## [Given task]
Take the material below and retype it in full; pictures are left out.

───── Data shown ─────

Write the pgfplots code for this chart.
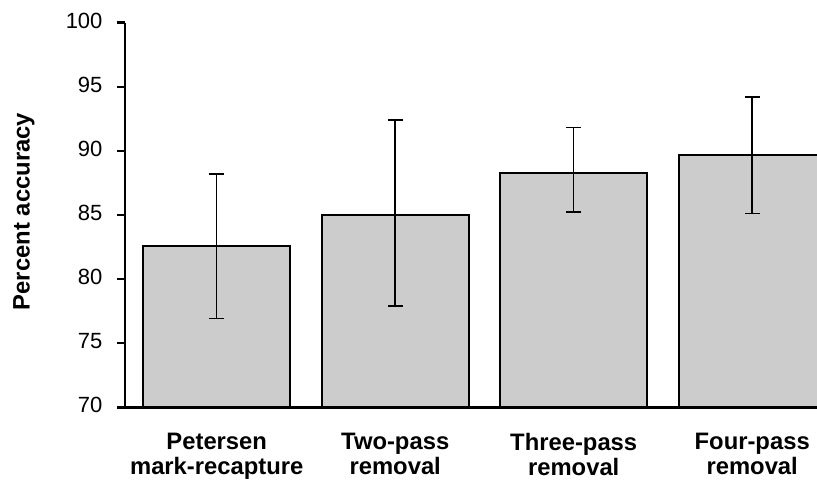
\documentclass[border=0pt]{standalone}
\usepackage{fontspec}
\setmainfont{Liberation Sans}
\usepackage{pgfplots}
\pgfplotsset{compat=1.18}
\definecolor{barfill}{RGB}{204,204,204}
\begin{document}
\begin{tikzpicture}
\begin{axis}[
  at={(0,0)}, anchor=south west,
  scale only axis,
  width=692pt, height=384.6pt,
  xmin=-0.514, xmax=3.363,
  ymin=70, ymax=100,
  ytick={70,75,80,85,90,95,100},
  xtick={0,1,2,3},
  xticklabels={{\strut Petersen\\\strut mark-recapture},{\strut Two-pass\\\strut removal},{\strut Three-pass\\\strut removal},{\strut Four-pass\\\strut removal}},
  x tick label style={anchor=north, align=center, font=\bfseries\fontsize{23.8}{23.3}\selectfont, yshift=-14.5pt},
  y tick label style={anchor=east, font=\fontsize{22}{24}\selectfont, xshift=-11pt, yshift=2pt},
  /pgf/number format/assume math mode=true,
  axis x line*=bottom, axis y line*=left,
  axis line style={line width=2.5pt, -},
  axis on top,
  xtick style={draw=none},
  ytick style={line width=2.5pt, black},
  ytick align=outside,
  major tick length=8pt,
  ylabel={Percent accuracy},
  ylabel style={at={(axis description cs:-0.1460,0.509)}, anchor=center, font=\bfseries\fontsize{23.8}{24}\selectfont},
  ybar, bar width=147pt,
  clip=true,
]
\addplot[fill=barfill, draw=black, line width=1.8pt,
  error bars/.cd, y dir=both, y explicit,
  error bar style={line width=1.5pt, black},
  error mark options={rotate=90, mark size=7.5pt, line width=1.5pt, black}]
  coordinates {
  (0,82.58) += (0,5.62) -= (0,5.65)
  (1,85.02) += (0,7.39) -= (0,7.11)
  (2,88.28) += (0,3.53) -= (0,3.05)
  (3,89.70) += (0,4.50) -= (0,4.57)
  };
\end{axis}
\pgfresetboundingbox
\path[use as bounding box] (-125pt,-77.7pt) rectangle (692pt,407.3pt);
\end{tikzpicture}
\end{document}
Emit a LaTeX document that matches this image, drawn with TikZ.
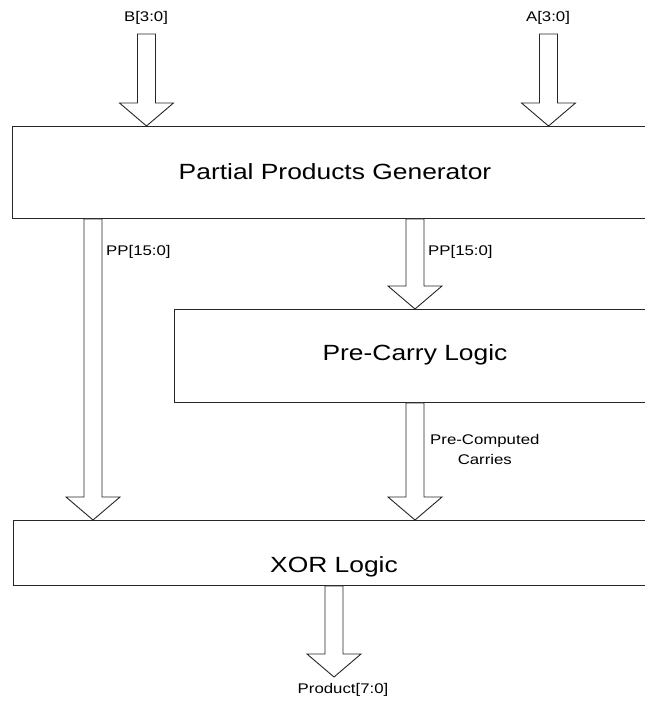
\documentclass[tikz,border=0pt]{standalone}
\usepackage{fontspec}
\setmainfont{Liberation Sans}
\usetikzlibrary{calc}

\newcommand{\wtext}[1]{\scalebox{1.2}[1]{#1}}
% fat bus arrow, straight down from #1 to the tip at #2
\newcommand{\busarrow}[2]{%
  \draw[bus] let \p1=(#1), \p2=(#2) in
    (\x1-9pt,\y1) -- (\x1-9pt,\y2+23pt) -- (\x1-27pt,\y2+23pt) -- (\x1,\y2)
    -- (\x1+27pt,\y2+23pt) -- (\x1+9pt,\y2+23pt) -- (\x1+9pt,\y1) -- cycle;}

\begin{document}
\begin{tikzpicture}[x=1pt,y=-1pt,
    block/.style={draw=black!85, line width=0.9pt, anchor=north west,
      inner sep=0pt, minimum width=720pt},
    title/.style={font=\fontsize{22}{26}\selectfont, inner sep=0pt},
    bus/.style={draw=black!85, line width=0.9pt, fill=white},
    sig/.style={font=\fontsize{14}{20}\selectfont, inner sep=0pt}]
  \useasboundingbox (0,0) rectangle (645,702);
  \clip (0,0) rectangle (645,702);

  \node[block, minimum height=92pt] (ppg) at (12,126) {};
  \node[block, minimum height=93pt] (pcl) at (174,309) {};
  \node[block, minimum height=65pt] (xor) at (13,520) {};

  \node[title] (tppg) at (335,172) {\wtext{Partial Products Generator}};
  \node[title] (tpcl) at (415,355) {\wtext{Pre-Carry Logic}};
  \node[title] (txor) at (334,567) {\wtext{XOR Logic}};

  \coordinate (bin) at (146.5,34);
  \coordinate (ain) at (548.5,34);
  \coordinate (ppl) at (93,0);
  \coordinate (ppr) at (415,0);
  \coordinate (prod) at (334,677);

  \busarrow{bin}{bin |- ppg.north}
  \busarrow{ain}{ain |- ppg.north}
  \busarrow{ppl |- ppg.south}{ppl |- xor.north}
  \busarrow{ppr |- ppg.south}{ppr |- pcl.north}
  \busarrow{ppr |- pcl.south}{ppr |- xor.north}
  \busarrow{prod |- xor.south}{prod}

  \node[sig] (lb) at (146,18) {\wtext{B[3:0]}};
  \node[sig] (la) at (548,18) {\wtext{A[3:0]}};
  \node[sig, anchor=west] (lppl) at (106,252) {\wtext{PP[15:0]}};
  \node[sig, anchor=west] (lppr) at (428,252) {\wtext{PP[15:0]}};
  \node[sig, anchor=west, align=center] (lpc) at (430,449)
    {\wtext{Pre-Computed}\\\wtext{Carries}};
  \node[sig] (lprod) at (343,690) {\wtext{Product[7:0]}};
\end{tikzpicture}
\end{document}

─────

## [Final answer]
Write the pgfplots code for this chart.
\documentclass[border=0pt]{standalone}
\usepackage{fontspec}
\setmainfont{Liberation Sans}
\usepackage{pgfplots}
\pgfplotsset{compat=1.18}
\definecolor{barfill}{RGB}{204,204,204}
\begin{document}
\begin{tikzpicture}
\begin{axis}[
  at={(0,0)}, anchor=south west,
  scale only axis,
  width=692pt, height=384.6pt,
  xmin=-0.514, xmax=3.363,
  ymin=70, ymax=100,
  ytick={70,75,80,85,90,95,100},
  xtick={0,1,2,3},
  xticklabels={{\strut Petersen\\\strut mark-recapture},{\strut Two-pass\\\strut removal},{\strut Three-pass\\\strut removal},{\strut Four-pass\\\strut removal}},
  x tick label style={anchor=north, align=center, font=\bfseries\fontsize{23.8}{23.3}\selectfont, yshift=-14.5pt},
  y tick label style={anchor=east, font=\fontsize{22}{24}\selectfont, xshift=-11pt, yshift=2pt},
  /pgf/number format/assume math mode=true,
  axis x line*=bottom, axis y line*=left,
  axis line style={line width=2.5pt, -},
  axis on top,
  xtick style={draw=none},
  ytick style={line width=2.5pt, black},
  ytick align=outside,
  major tick length=8pt,
  ylabel={Percent accuracy},
  ylabel style={at={(axis description cs:-0.1460,0.509)}, anchor=center, font=\bfseries\fontsize{23.8}{24}\selectfont},
  ybar, bar width=147pt,
  clip=true,
]
\addplot[fill=barfill, draw=black, line width=1.8pt,
  error bars/.cd, y dir=both, y explicit,
  error bar style={line width=1.5pt, black},
  error mark options={rotate=90, mark size=7.5pt, line width=1.5pt, black}]
  coordinates {
  (0,82.58) += (0,5.62) -= (0,5.65)
  (1,85.02) += (0,7.39) -= (0,7.11)
  (2,88.28) += (0,3.53) -= (0,3.05)
  (3,89.70) += (0,4.50) -= (0,4.57)
  };
\end{axis}
\pgfresetboundingbox
\path[use as bounding box] (-125pt,-77.7pt) rectangle (692pt,407.3pt);
\end{tikzpicture}
\end{document}
Emit a LaTeX document that matches this image, drawn with TikZ.
\documentclass[tikz,border=0pt]{standalone}
\usepackage{fontspec}
\setmainfont{Liberation Sans}
\usetikzlibrary{calc}

\newcommand{\wtext}[1]{\scalebox{1.2}[1]{#1}}
% fat bus arrow, straight down from #1 to the tip at #2
\newcommand{\busarrow}[2]{%
  \draw[bus] let \p1=(#1), \p2=(#2) in
    (\x1-9pt,\y1) -- (\x1-9pt,\y2+23pt) -- (\x1-27pt,\y2+23pt) -- (\x1,\y2)
    -- (\x1+27pt,\y2+23pt) -- (\x1+9pt,\y2+23pt) -- (\x1+9pt,\y1) -- cycle;}

\begin{document}
\begin{tikzpicture}[x=1pt,y=-1pt,
    block/.style={draw=black!85, line width=0.9pt, anchor=north west,
      inner sep=0pt, minimum width=720pt},
    title/.style={font=\fontsize{22}{26}\selectfont, inner sep=0pt},
    bus/.style={draw=black!85, line width=0.9pt, fill=white},
    sig/.style={font=\fontsize{14}{20}\selectfont, inner sep=0pt}]
  \useasboundingbox (0,0) rectangle (645,702);
  \clip (0,0) rectangle (645,702);

  \node[block, minimum height=92pt] (ppg) at (12,126) {};
  \node[block, minimum height=93pt] (pcl) at (174,309) {};
  \node[block, minimum height=65pt] (xor) at (13,520) {};

  \node[title] (tppg) at (335,172) {\wtext{Partial Products Generator}};
  \node[title] (tpcl) at (415,355) {\wtext{Pre-Carry Logic}};
  \node[title] (txor) at (334,567) {\wtext{XOR Logic}};

  \coordinate (bin) at (146.5,34);
  \coordinate (ain) at (548.5,34);
  \coordinate (ppl) at (93,0);
  \coordinate (ppr) at (415,0);
  \coordinate (prod) at (334,677);

  \busarrow{bin}{bin |- ppg.north}
  \busarrow{ain}{ain |- ppg.north}
  \busarrow{ppl |- ppg.south}{ppl |- xor.north}
  \busarrow{ppr |- ppg.south}{ppr |- pcl.north}
  \busarrow{ppr |- pcl.south}{ppr |- xor.north}
  \busarrow{prod |- xor.south}{prod}

  \node[sig] (lb) at (146,18) {\wtext{B[3:0]}};
  \node[sig] (la) at (548,18) {\wtext{A[3:0]}};
  \node[sig, anchor=west] (lppl) at (106,252) {\wtext{PP[15:0]}};
  \node[sig, anchor=west] (lppr) at (428,252) {\wtext{PP[15:0]}};
  \node[sig, anchor=west, align=center] (lpc) at (430,449)
    {\wtext{Pre-Computed}\\\wtext{Carries}};
  \node[sig] (lprod) at (343,690) {\wtext{Product[7:0]}};
\end{tikzpicture}
\end{document}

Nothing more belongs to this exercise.